Dniester River Basin subject of international meeting

01/01/2004

Moldova, Ukraine, and Poland discuss Dniester cooperation

Integrated Management of Natural Resources in the Transboundary Dniester River Basin was the title of an international conference held on 16-17 September in Chisinau, the capital of the Republic of Moldova, organised by "Eco-Tiras" (the International Environmental Association of River Keepers) and the Moldovian Ministry of Ecology and Natural Resources. The two-day conference attracted nearly 200 participants from Moldova, Ukraine and Poland, the three countries sharing the Dniester river from the Carpathian mountains to the Black Sea, covering a catchment basin of 70,000 km2 with five million inhabitants.

Eco-Tiras comprises a number of NGOs and local groups in the Dniester river basin that advise and help local and national authorities to manage the river, its water and resources in a sustainable way (cf. www.eco-tiras.org). Scientists, legal experts and locally elected people participated in the conference and addressed legal, institutional and economic instruments to manage the natural resources of the transboundary river and to restore a cleaner environment. Strengthening local international networks, with the help of the Organisation for Security and Cooperation in Europe (OSCE) and the UN Economic Commission for Europe (UN-ECE), both participating in the conference, can significantly increase transborder confidence, prevent conflicts, and fight poverty in one of the poorest regions of Europe. The Ramsar Convention contributed its guidelines on river basin management and water allocation, with a specific focus on transboundary river basin management (cf. text attached). The many presentations in Russian, Moldovian or English can be downloaded from the website or obtained in hard copy from Eco-Tiras.
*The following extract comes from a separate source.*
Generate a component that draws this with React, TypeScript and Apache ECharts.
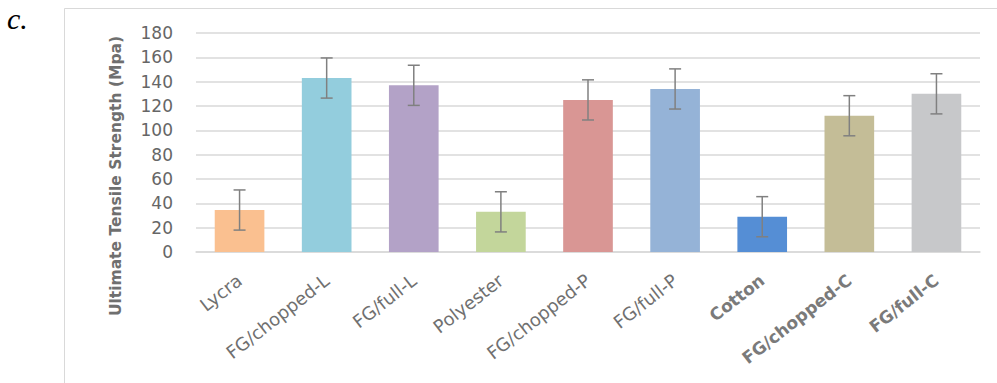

In conjunction with the international conference, a bilateral group composed of representatives from the Ukrainian and Moldovian national water authorities and Environment Ministries, local authorities, and river basin experts discussed the possibility of adopting a Dniester Treaty for transborder cooperation. Furthermore, European know-how transfer is currently taking place through a twinning project between the Oder river (shared between Germany and Poland) and the Dniester basin, with Dutch funding.

Currently, five Ramsar Sites exist along the Dniester river -- upstream in Ukraine the newly designated Bakotska Bay and the Lower Smotrych River at its confluence with the Dniester; downstream in the transborder zone between Moldova and Ukraine the Lower Dniester designated by Moldova (cf. www.ramsar.org/ris_moldova_lower_dniester.htm - hopefully soon to be declared a National Park) and the Dniester-Turunchuk Crossriver Area and the Northern Part of the Dniester Liman near the Black Sea in Ukraine. With increased cooperation for the natural environment and sustainable development, several additional Ramsar Sites could be added, eventually to form an important chain of natural resource areas.

-- Tobias Salathé
Senior Advisor for Europe

Opening of the conference, from left to right: ambassadors of Poland and Ukraine to Moldova; Constantin Mihailescu, Environment Minister of the Republic of Moldova; Ilya Trombitsky, Eco-Tiras director and organisor of the meeting; and Bo Libert, environment adviser of UN-ECE

A richly decorated buffet, including products dependent upon irrigation with waters from the Dniester and its tributaries, concluded the highly successful conference.